Gates 303 and 304 serve both to hold counter 300 in the proper initial state under the idle condition (no data pulses received) as well as to adjust the counter state upon reception of any early GOTAO (one occurrring in the first half of bit interval). If no data is being received then signal DCD+ will be low as described earlier (counter 212 and gate 213). This causes the outputs of both gates 303 and 304 to be high. These together with the high on signal RTS-(since we're discussing Receive mode) causes the output of gate 302 to be a steady low. This being applied to the low input of counter 300 causes it to be in parallel-load mode. In this condition the binary values fed to it are copied into it on each positive edge of the 16 times clock. Since no data pulses are being received, signal RXD- is low (data = ONE) and the number fed to it is as 1010 or 10 (decimal). Thus counter 300 remains in state TIME 10 until the first ZERO bit is received. After the first ZERO bit has been received and signal DCD+ is high, then the output of gate 304 is low when signal RXC+ is high; i.e., for TIME 00 to TIME 07 while the output of gate 303 is low except during TIME 01 and TIME 09. Thus only during TIME 09 are all of the inputs to gate 302 high (recall that signal RTS- is high during Receive mode). Thus, the output of gate 302 goes low at every TIME 09 during Receive mode once the first ZERO bit has been received; and because gate 302 is connected to the load input of counter 300, it causes it to perform a parallel load operation at every TIME 09 and to count at all other times (unless inhibited by gate 301 via the T input as described earlier). The value that is loaded into the counter depends upon the state of signal RXD-. If no data pulse has been received by the end of TIME 08 (so that it can be sampled in TIME 09) then signal RXD- is low and a value of 10 (decimal) is loaded as in the idle state above. If, on the other hand, a data pulse has been received, then signal RXD- will be high, a value of 1011 (binary) i.e. 11 (decimal) will be loaded, state TIME 10 will be omitted, and the clock. signal will be contracted by 1/16th bit time.

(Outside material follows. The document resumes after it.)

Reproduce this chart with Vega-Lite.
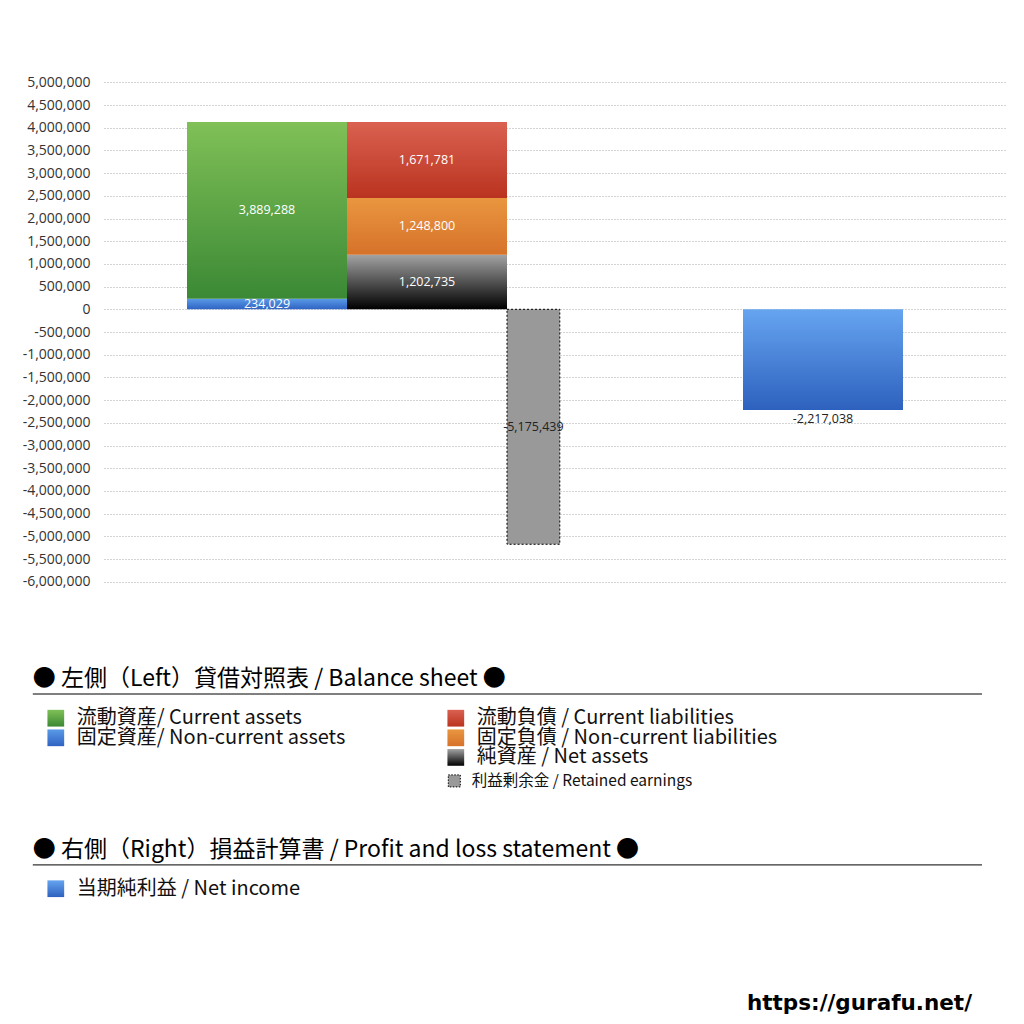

It is to be noted that the count inhibiting action of gate 301 is nullified, if the GOTAO pulse occurs in either TIME 08 or TIME 09. In the former case, the inhibit does take place but because the GOTAO is received in time, TIME 10 is omitted as described earlier. In this case, the GOTAO pulse is actually detected by both the early pulse circuitry (gates 303, 304 and the present of RXD- on the input of counter 300) as well as the late pulse circuitry (gate 301) so that the count sequence becomes -- ..., 7, 8, 8, 9, 11,--and the total duration (and symmetry) of the clock is not affected. In the case where the signal GOTAO occurs during TIME 09, gate 301 can have no effect due to the L input of counter 300 being driven low by gates 302, 303 and 304 and the fact that parallel loading takes precedence over counting on the counter. Thus, there is a 2/16th bit time "dead band" consisting of TIME 08 and TIME 09 with respect to the occurrence of GOTAO during which the detection of an input pulse will cause no adjustment. At the other extreme, late pulses must occur by the end of TIME 14 so that GOTAO occurs in TIME 15 and RXD+ goes low at the end of TIME 15 (this is nominally coincident with the active transition of RXC and suitable safeguards are employed to prevent the transition of RXD from being after the RXC transition of the SIO). Also, GOTAO pulses which occur during TIME 00 or TIME 01 must be considered invalid due to the action of gate 210 and also at high data rates of the hold time requirement of the SIO (140 nanoseconds). Thus, we have a symmetrical arrangement with a dead-band and a guard-band each 2/16ths bit time duration and separated from each other by two active regions of 6/16ths bit time duration.